Had an interesting last couple of days at Deakin as a presenter; first up on a panel of editors (still makes me feel a little odd) for a new media & PR student conference and then as a part of a finale (of sorts) where my suggestions that most Australian Universities are very out of touch with how people really communicate and collaborate online were met with the usual ambivalence.
What really stuck (and is still irritating me now) though was surprising in that it has little to do with the day-to-day frustrations of ed tech in Unis and came, in fact, from the editor of a very respected Victorian regional paper. He responded (that isn’t much of a hint seeing as it’s almost always ‘him’) when asked approximately ‘What would new graduates best bring to the table to get a position with you?’ that the only thing that you certainly shouldn’t be bringing is a ‘BLOGG’… he wanted to see clippings, and plenty of them, and shorthand too, and the ability to write a good item etc. etc. but not a ‘BLOGG’, heck no.
And this got me to wondering why… has he received applications from cat-bloggers? Has he spent many a long hour turfing through inane personal post after inane personal post? I’m confused… to me having an, ahem, blog, is much like writing a book or publishing a magazine, or, come to think of it, chatting with your mates… it’s exactly what you happen to make it. Pen & Paper. No?
So perhaps, the advice I should’ve given is when approaching someone who concludes that everything that can’t be ‘clipped’ ‘aint worthwhile that the very last thing you should be doing is mentioning the word ‘blog’. In fact you should be pointing to your credentials in the online-collaborative-professional-publication-sphere engagement with the multimedia-enhanced-web2point0h-social-user-generated-content-sector. Or something like that.
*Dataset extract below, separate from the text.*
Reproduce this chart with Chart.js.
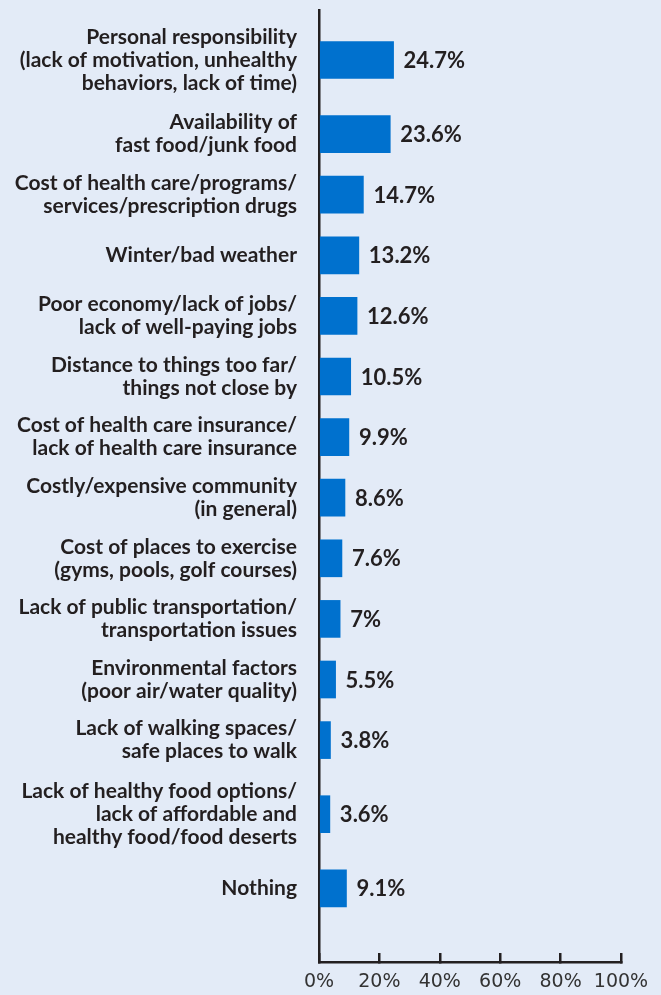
<!DOCTYPE html>
<html>
<head>
<meta charset="utf-8">
<script src="https://cdn.jsdelivr.net/npm/chart.js@4/dist/chart.umd.min.js"></script>
<style>
  html, body { margin: 0; padding: 0; background: #e3ebf7; }
  #wrap { width: 661px; height: 995px; }
</style>
</head>
<body>
<div id="wrap"><canvas id="chart" width="661" height="995"></canvas></div>
<script>
// Barriers named by respondents (share of responses, %)
const categories = [
  ["Personal responsibility", "(lack of motivation, unhealthy", "behaviors, lack of time)"],
  ["Availability of", "fast food/junk food"],
  ["Cost of health care/programs/", "services/prescription drugs"],
  ["Winter/bad weather"],
  ["Poor economy/lack of jobs/", "lack of well-paying jobs"],
  ["Distance to things too far/", "things not close by"],
  ["Cost of health care insurance/", "lack of health care insurance"],
  ["Costly/expensive community", "(in general)"],
  ["Cost of places to exercise", "(gyms, pools, golf courses)"],
  ["Lack of public transportation/", "transportation issues"],
  ["Environmental factors", "(poor air/water quality)"],
  ["Lack of walking spaces/", "safe places to walk"],
  ["Lack of healthy food options/", "lack of affordable and", "healthy food/food deserts"],
  ["Nothing"]
];
const values = [24.7, 23.6, 14.7, 13.2, 12.6, 10.5, 9.9, 8.6, 7.6, 7, 5.5, 3.8, 3.6, 9.1];
const xTickValues = [0, 20, 40, 60, 80, 100];

// Row spacing: rows with three-line labels get extra room around them.
const ROW_GAP = 60.6;
const EXTRA_LINE_GAP = 13.5;
const extraLines = lines => Math.max(0, lines.length - 2);
const rowCenters = [];
categories.forEach((lines, i) => {
  if (i === 0) { rowCenters.push(0); return; }
  const prev = categories[i - 1];
  rowCenters.push(rowCenters[i - 1] + ROW_GAP + EXTRA_LINE_GAP * (extraLines(prev) + extraLines(lines)));
});

const INK = '#231f20';
const BAR = '#0071ce';

// keep the plot area edges fixed regardless of label overhang
const noOverhang = scale => {
  scale.paddingTop = 0; scale.paddingBottom = 0;
  scale.paddingLeft = 0; scale.paddingRight = 0;
};

const valueLabels = {
  id: 'valueLabels',
  afterDatasetsDraw(chart) {
    const ctx = chart.ctx;
    const meta = chart.getDatasetMeta(0);
    ctx.save();
    ctx.font = 'bold 22px Lato';
    ctx.fillStyle = INK;
    ctx.textAlign = 'left';
    ctx.textBaseline = 'middle';
    meta.data.forEach((bar, i) => {
      ctx.fillText(values[i] + '%', bar.x + 10, bar.y + 1);
    });
    ctx.restore();
  }
};

new Chart(document.getElementById('chart'), {
  type: 'bar',
  data: {
    datasets: [{
      data: values.map((v, i) => ({ x: v, y: rowCenters[i] })),
      backgroundColor: BAR,
      borderWidth: 0,
      barThickness: 37
    }]
  },
  options: {
    indexAxis: 'y',
    responsive: false,
    animation: false,
    layout: { padding: { top: 10, right: 40, bottom: 0, left: 0 } },
    plugins: { legend: { display: false }, tooltip: { enabled: false } },
    scales: {
      x: {
        type: 'linear',
        position: 'bottom',
        min: 0,
        max: 100,
        afterBuildTicks: scale => { scale.ticks = xTickValues.map(v => ({ value: v })); },
        afterFit: scale => { scale.height = 33; noOverhang(scale); },
        grid: { drawOnChartArea: false, drawTicks: true, tickLength: -9, color: INK, lineWidth: 2.5 },
        border: { display: true, color: INK, width: 2.5 },
        ticks: {
          padding: 18,
          autoSkip: false,
          maxRotation: 0,
          color: '#333333',
          font: { family: 'DejaVu Sans', size: 19, weight: 'normal' },
          callback: v => v + '%'
        }
      },
      y: {
        type: 'linear',
        reverse: true,
        offset: false,
        min: -50,
        max: 902,
        afterBuildTicks: scale => { scale.ticks = rowCenters.map(v => ({ value: v })); },
        afterFit: scale => { scale.width = 319; noOverhang(scale); },
        grid: { display: false, drawTicks: false },
        border: { display: true, color: INK, width: 2.5 },
        ticks: {
          padding: 22,
          autoSkip: false,
          color: INK,
          font: { family: 'Lato', size: 21, weight: 'bold', lineHeight: 1.1 },
          callback: (v, i) => categories[i]
        }
      }
    }
  },
  plugins: [valueLabels]
});
</script>
</body>
</html>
Good grief James, how bizarre. It’s as though if it isn’t printed on paper then it’s of no quality. What utter snobbery. I suppose he would’ve ignored Salam Pax, the Baghdad Blogger. I would’ve thought that a blog demonstrated authenticity whereas printed documents are so open to plagarism. You can challenge assess a blogger, whereas someone requiring paper – oh, what’s the point? ;) I wonder how he’ll view the picture when someone slurps their blog into blurb and then publishes a best seller – perhaps that might make it acceptable.
I was interested to read today about how some dude had concluded the battle for supremacy with MSoft is less about battle and more about MSoft simply becoming increasingly irrelevant and f-f-f-fading away. I guess a bit like gig lamp manufacturers, and hand set type, and yes, regional newspapers…
Oh, and the other thing (some hours later), I can imagine the editor being impressed if I arrived with – say – 50 clippings, and a cv. I’ve blogged http://marginalia.ako.net.nz for 10 months now. I’ve written over 80,000 words there, this while writing up my Masters, and having another blog on the side, and writing reports for work. So, yeah, I can see why the editor wouldn’t want to see a blogger in an interview – they’d probably highlight his, and his staff’s inactivity…
When I was being slapped around at Microsoft over stuff I had written on my blog, they official letter I got from my manager called it a “blogg”. I laughed my ass off and realized I was dealing with someone who had no frakkin clue.